1. Stanford NLP Group, *Composite metrics for retrieval-augmented brand visibility* (working paper, 2024). <https://nlp.stanford.edu/>
2. Bain & Company, *Operational metrics for generative search* (technology report, 2025). <https://www.bain.com/insights/topics/technology/>
3. Pew Research Center, *Public-facing AI assistants and brand recall* (2025). <https://www.pewresearch.org/internet/>
4. Schema.org, *Article and DefinedTermSet vocabularies*. <https://schema.org/Article>
5. Citorum methodology log, weight derivation and quality controls (internal, 2026). <https://trycitorum.com/metrics>

## Next steps

1. **[Read share of citation, explained](https://trycitorum.com/articles/geo/share-of-citation-explained)** for the headline component.
2. **[Read the metrics methodology page](https://trycitorum.com/metrics)** for the operational definitions of all four primitives.
3. When you are ready, **[create a Citorum workspace](https://app.trycitorum.com/sign-up)** and bring 25+ prompts so the index reads at full confidence on day one.

## Frequently asked questions

**Why those weights — 50 / 30 / 20?**
Because being named at all is the precondition for being named as the answer, and sentiment moves more slowly with smaller-N noise. The weights are reviewed annually and any change is published in the methodology log.

**Is the index comparable across categories?**
Yes, with one caveat. Normalization adjusts for the active competitive set inside each category, so two brands in different categories can be compared honestly on the index even when the underlying citation rates differ.

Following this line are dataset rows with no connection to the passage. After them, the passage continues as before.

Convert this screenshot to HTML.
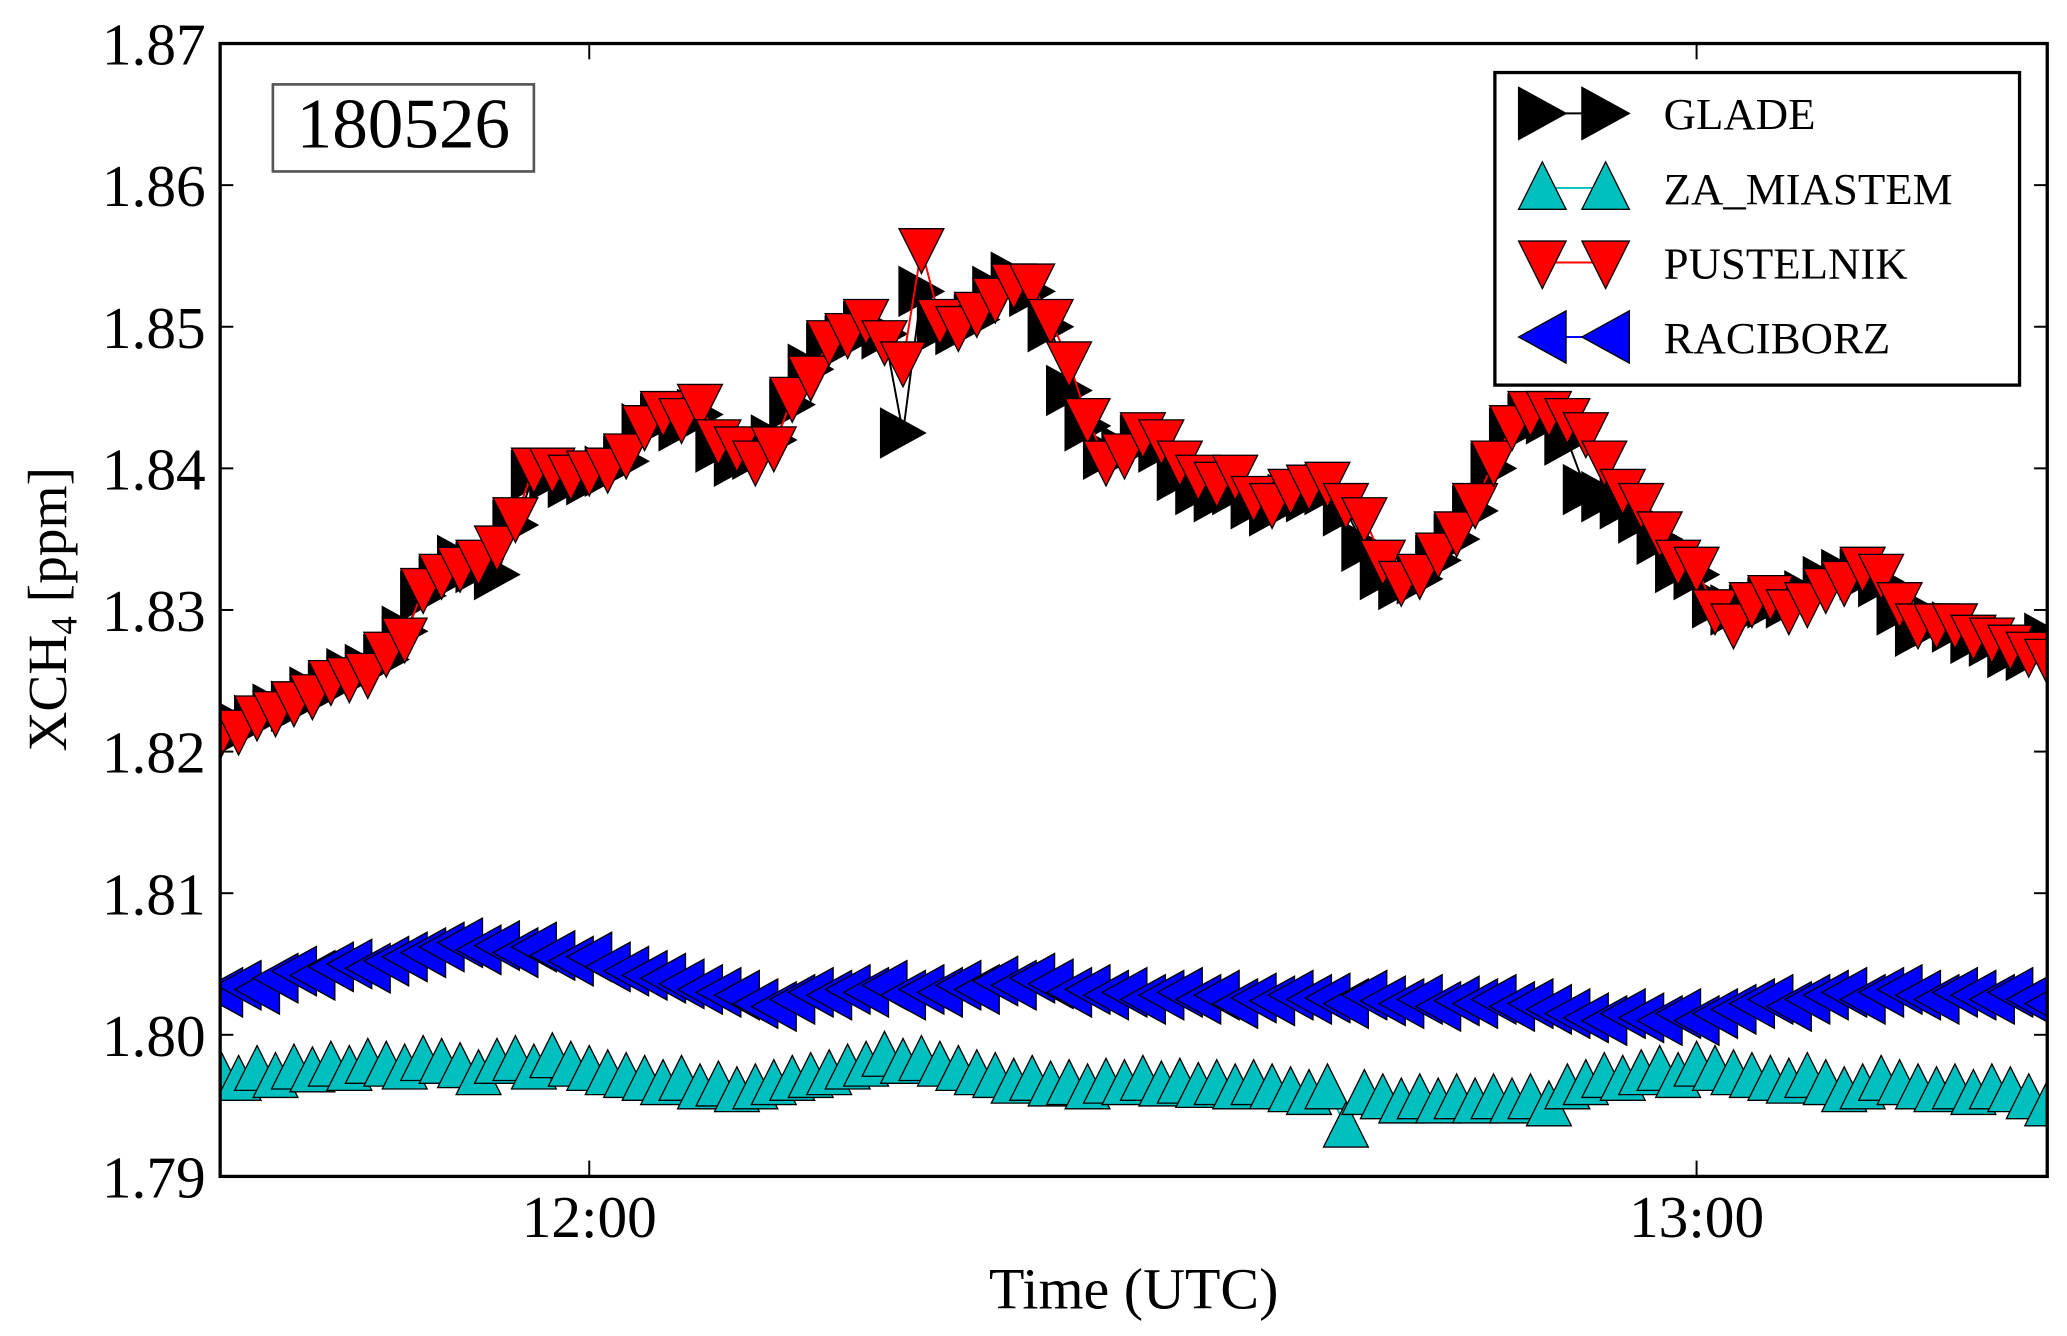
<!DOCTYPE html>
<html><head><meta charset="utf-8">
<style>
html,body{margin:0;padding:0;background:#fff;}
svg{display:block;font-family:"Liberation Serif",serif;}
</style></head>
<body>
<svg id="chart" width="2067" height="1336" viewBox="0 0 1568 1013" preserveAspectRatio="none" xmlns="http://www.w3.org/2000/svg">
<defs><clipPath id="plotclip"><rect x="167" y="33" width="1386" height="859"/></clipPath></defs>
<rect x="0" y="0" width="1568" height="1013" fill="#fff"/>
<g id="series" clip-path="url(#plotclip)"></g>
<rect x="167" y="33" width="1386" height="859" fill="none" stroke="#000" stroke-width="2.5"/>
<g id="axes"></g>
<rect x="207" y="64" width="198" height="66" fill="#fff" stroke="#555" stroke-width="2"/>
<text x="306" y="112" font-size="54" text-anchor="middle">180526</text>
<text x="860" y="992" font-size="44" text-anchor="middle">Time (UTC)</text>
<text transform="translate(50,462) rotate(-90)" font-size="42" text-anchor="middle">XCH<tspan font-size="28" dy="8">4</tspan><tspan dy="-8"> [ppm]</tspan></text>
<g id="legend">
<rect x="1134" y="55" width="398" height="237" fill="#fff" stroke="#000" stroke-width="2.5"/>
</g>
</svg>
<script>
// time in minutes after 11:40 UTC
const times = [];
for (let i = 0; i < 100; i++) times.push(i);
const xTickLabels = ["12:00", "13:00"];
const xTickMinutes = [20, 80];
const yTicks = [1.79, 1.80, 1.81, 1.82, 1.83, 1.84, 1.85, 1.86, 1.87];
const yTickLabels = ["1.79", "1.80", "1.81", "1.82", "1.83", "1.84", "1.85", "1.86", "1.87"];
const seriesNames = ["GLADE", "ZA_MIASTEM", "PUSTELNIK", "RACIBORZ"];

const pustelnik = [1.8212,1.8215,1.8225,1.8228,1.8235,1.8240,1.8250,1.8252,1.8255,1.8270,
1.8280,1.8315,1.8325,1.8330,1.8335,1.8345,1.8365,1.8400,1.8400,1.8395,
1.8398,1.8400,1.8410,1.8430,1.8440,1.8435,1.8445,1.8420,1.8415,1.8405,
1.8415,1.8450,1.8465,1.8490,1.8495,1.8505,1.8490,1.8475,1.8555,1.8505,
1.8500,1.8510,1.8520,1.8530,1.8530,1.8505,1.8475,1.8435,1.8405,1.8410,
1.8425,1.8420,1.8405,1.8395,1.8390,1.8395,1.8380,1.8375,1.8385,1.8388,
1.8390,1.8375,1.8365,1.8335,1.8320,1.8325,1.8340,1.8355,1.8375,1.8405,
1.8430,1.8440,1.8440,1.8435,1.8425,1.8405,1.8385,1.8375,1.8355,1.8335,
1.8330,1.8300,1.8290,1.8305,1.8310,1.8300,1.8305,1.8315,1.8320,1.8330,
1.8325,1.8305,1.8290,1.8290,1.8290,1.8282,1.8280,1.8275,1.8270,1.8265];
const glade = [1.8208,1.8218,1.8222,1.8230,1.8232,1.8242,1.8245,1.8255,1.8258,1.8265,
1.8285,1.8310,1.8320,1.8335,1.8330,1.8325,1.8360,1.8395,1.8395,1.8390,
1.8392,1.8398,1.8405,1.8428,1.8435,1.8430,1.8438,1.8415,1.8405,1.8410,
1.8420,1.8445,1.8470,1.8485,1.8490,1.8500,1.8495,1.8425,1.8525,1.8500,
1.8498,1.8505,1.8525,1.8535,1.8525,1.8500,1.8455,1.8430,1.8410,1.8412,
1.8420,1.8415,1.8395,1.8385,1.8380,1.8385,1.8375,1.8370,1.8378,1.8380,
1.8385,1.8370,1.8345,1.8325,1.8318,1.8322,1.8335,1.8350,1.8370,1.8400,
1.8425,1.8435,1.8435,1.8420,1.8385,1.8380,1.8375,1.8365,1.8350,1.8330,
1.8325,1.8305,1.8300,1.8300,1.8305,1.8305,1.8310,1.8320,1.8325,1.8325,
1.8320,1.8300,1.8285,1.8292,1.8288,1.8280,1.8278,1.8270,1.8268,1.8280];
const raciborz = [1.8030,1.8035,1.8032,1.8040,1.8045,1.8042,1.8048,1.8050,1.8047,1.8052,
1.8055,1.8058,1.8062,1.8065,1.8060,1.8063,1.8058,1.8062,1.8056,1.8052,
1.8055,1.8048,1.8045,1.8042,1.8040,1.8036,1.8032,1.8030,1.8028,1.8022,
1.8020,1.8025,1.8030,1.8028,1.8032,1.8030,1.8035,1.8028,1.8032,1.8030,
1.8035,1.8032,1.8038,1.8035,1.8040,1.8036,1.8030,1.8032,1.8028,1.8030,
1.8025,1.8028,1.8030,1.8025,1.8028,1.8022,1.8026,1.8024,1.8028,1.8025,
1.8026,1.8022,1.8028,1.8024,1.8022,1.8025,1.8020,1.8024,1.8022,1.8025,
1.8020,1.8022,1.8018,1.8015,1.8012,1.8010,1.8015,1.8012,1.8010,1.8015,
1.8010,1.8015,1.8018,1.8022,1.8025,1.8020,1.8025,1.8028,1.8030,1.8025,
1.8030,1.8032,1.8028,1.8025,1.8030,1.8028,1.8025,1.8030,1.8025,1.8022];
const zaMiastem = [1.7972,1.7968,1.7975,1.7970,1.7976,1.7974,1.7978,1.7975,1.7980,1.7978,
1.7976,1.7982,1.7980,1.7977,1.7972,1.7980,1.7982,1.7976,1.7984,1.7978,
1.7975,1.7972,1.7970,1.7968,1.7965,1.7968,1.7962,1.7964,1.7960,1.7962,
1.7965,1.7968,1.7970,1.7972,1.7976,1.7978,1.7985,1.7980,1.7982,1.7978,
1.7975,1.7972,1.7970,1.7966,1.7968,1.7964,1.7965,1.7962,1.7966,1.7965,
1.7968,1.7964,1.7966,1.7963,1.7965,1.7962,1.7965,1.7962,1.7960,1.7958,
1.7962,1.7935,1.7958,1.7955,1.7952,1.7955,1.7952,1.7955,1.7952,1.7955,
1.7952,1.7955,1.7950,1.7962,1.7965,1.7970,1.7968,1.7972,1.7975,1.7970,
1.7978,1.7975,1.7972,1.7970,1.7968,1.7966,1.7970,1.7965,1.7960,1.7962,
1.7968,1.7965,1.7962,1.7960,1.7962,1.7958,1.7962,1.7960,1.7955,1.7950];

const NS = "http://www.w3.org/2000/svg";
const X0 = 167, X1 = 1553, Y0 = 892, Y1 = 33;
const tMin = 0, tMax = 99, vMin = 1.79, vMax = 1.87;
function xScale(t){ return X0 + (t - tMin) / (tMax - tMin) * (X1 - X0); }
function yScale(v){ return Y0 - (v - vMin) / (vMax - vMin) * (Y0 - Y1); }
function mk(tag, attrs, parent){ const e = document.createElementNS(NS, tag); for (const k in attrs) e.setAttribute(k, attrs[k]); parent.appendChild(e); return e; }

function markerPoints(kind, x, y, s){
  if (kind === "right") return `${x-s*0.5},${y-s*0.55} ${x+s*0.5},${y} ${x-s*0.5},${y+s*0.55}`;
  if (kind === "left") return `${x+s*0.5},${y-s*0.55} ${x-s*0.5},${y} ${x+s*0.5},${y+s*0.55}`;
  if (kind === "up") return `${x},${y-s*0.55} ${x+s*0.5},${y+s*0.45} ${x-s*0.5},${y+s*0.45}`;
  return `${x-s*0.5},${y-s*0.45} ${x+s*0.5},${y-s*0.45} ${x},${y+s*0.55}`;
}

const seriesDefs = [
  {data: glade, color: "#000000", kind: "right", name: "glade"},
  {data: zaMiastem, color: "#00bfbf", kind: "up", name: "za-miastem"},
  {data: pustelnik, color: "#ff0000", kind: "down", name: "pustelnik"},
  {data: raciborz, color: "#0000ff", kind: "left", name: "raciborz"}
];
const g = document.getElementById("series");
const S = 34;
seriesDefs.forEach(sd => {
  const grp = mk("g", {}, g);
  
  
  const pts = sd.data.map((v,i) => xScale(times[i]) + "," + yScale(v)).join(" ");
  const line = mk("polyline", {points: pts, fill: "none", stroke: sd.color, "stroke-width": 1.5}, grp);
  
  
  sd.data.forEach((v,i) => {
    const m = mk("polygon", {points: markerPoints(sd.kind, xScale(times[i]), yScale(v), S), fill: sd.color, stroke: "#000", "stroke-width": 1}, grp);
    
    
  });
});

const ax = document.getElementById("axes");
yTicks.forEach((v,i) => {
  const y = yScale(v);
  const t1 = mk("line", {x1: X0, x2: X0+10, y1: y, y2: y, stroke: "#000", "stroke-width": 1.5}, ax);
  
  
  const t2 = mk("line", {x1: X1-10, x2: X1, y1: y, y2: y, stroke: "#000", "stroke-width": 1.5}, ax);
  
  
  const lb = mk("text", {x: 156, y: y + 16, "font-size": 45, "text-anchor": "end"}, ax);
  lb.textContent = yTickLabels[i];
  
  
});
xTickMinutes.forEach((t,i) => {
  const x = xScale(t);
  const a = mk("line", {x1: x, x2: x, y1: Y0, y2: Y0-12, stroke: "#000", "stroke-width": 1.5}, ax);
  
  
  const b = mk("line", {x1: x, x2: x, y1: Y1, y2: Y1+12, stroke: "#000", "stroke-width": 1.5}, ax);
  
  
  const lb = mk("text", {x: x, y: 938, "font-size": 45, "text-anchor": "middle"}, ax);
  lb.textContent = xTickLabels[i];
  
  
});

const lg = document.getElementById("legend");
seriesDefs.forEach((sd,i) => {
  const y = 86 + i * 56.5;
  const ent = mk("g", {}, lg);
  
  
  mk("line", {x1: 1170, x2: 1218, y1: y, y2: y, stroke: sd.color, "stroke-width": 1.5}, ent);
  mk("polygon", {points: markerPoints(sd.kind, 1170, y, 36), fill: sd.color, stroke: "#000", "stroke-width": 1}, ent);
  mk("polygon", {points: markerPoints(sd.kind, 1218, y, 36), fill: sd.color, stroke: "#000", "stroke-width": 1}, ent);
  const t = mk("text", {x: 1262, y: y + 12, "font-size": 34}, ent);
  t.textContent = seriesNames[i];
});
</script>
</body></html>
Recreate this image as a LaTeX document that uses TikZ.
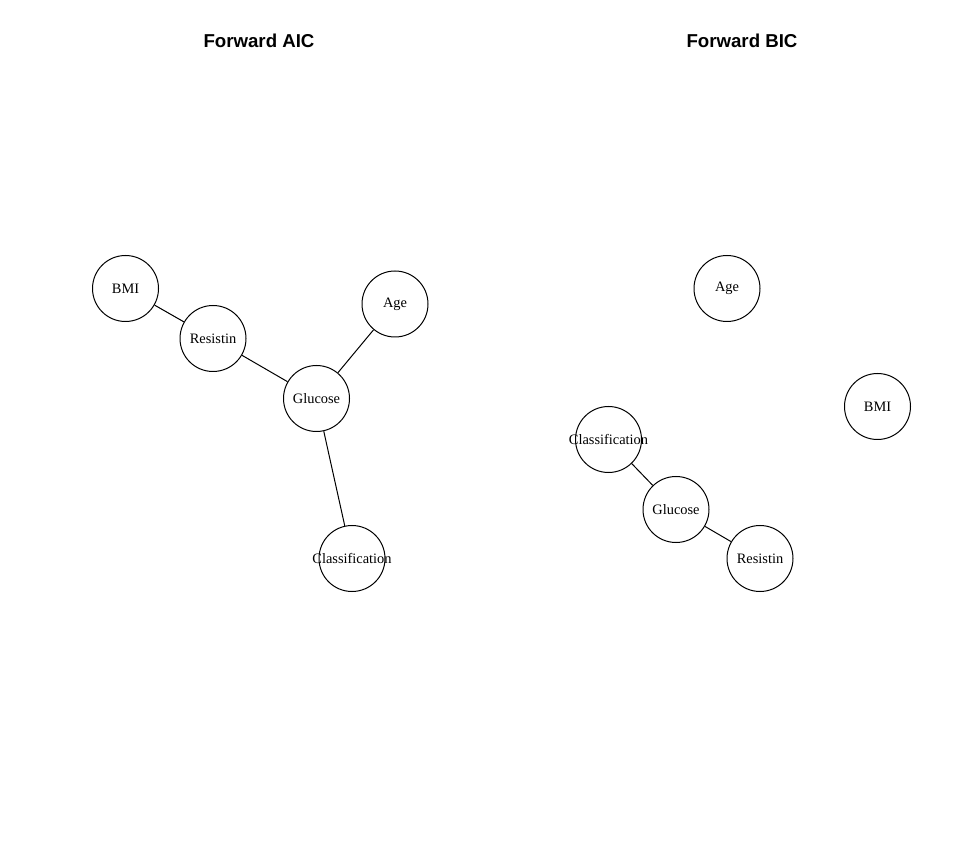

**How is the average across engines computed?**
A simple unweighted mean of the per-engine indexes. Citorum exposes both the average and the per-engine values; the per-engine values are the operational numbers.

**What if a competitor disappears mid-week?**
The competitive set is re-derived daily from the prompts actually surfacing brands. A competitor that drops out reduces the leader value, which can shift normalization. Citorum flags significant set changes on the dashboard so the movement is not misread as a brand event.

**Can the index be gamed?**
Not by anything we have seen in production. The math leans on real engine output, real upstream sources, and entity-resolved mentions. Manufactured citations do not survive normalization, and they do not move recommendation rate. We watch for the attempt anyway.

**Is the methodology open?**
Yes. The formula, weights, normalization approach, sentiment buckets, and quality controls are public. The implementation is closed source; the methodology is not.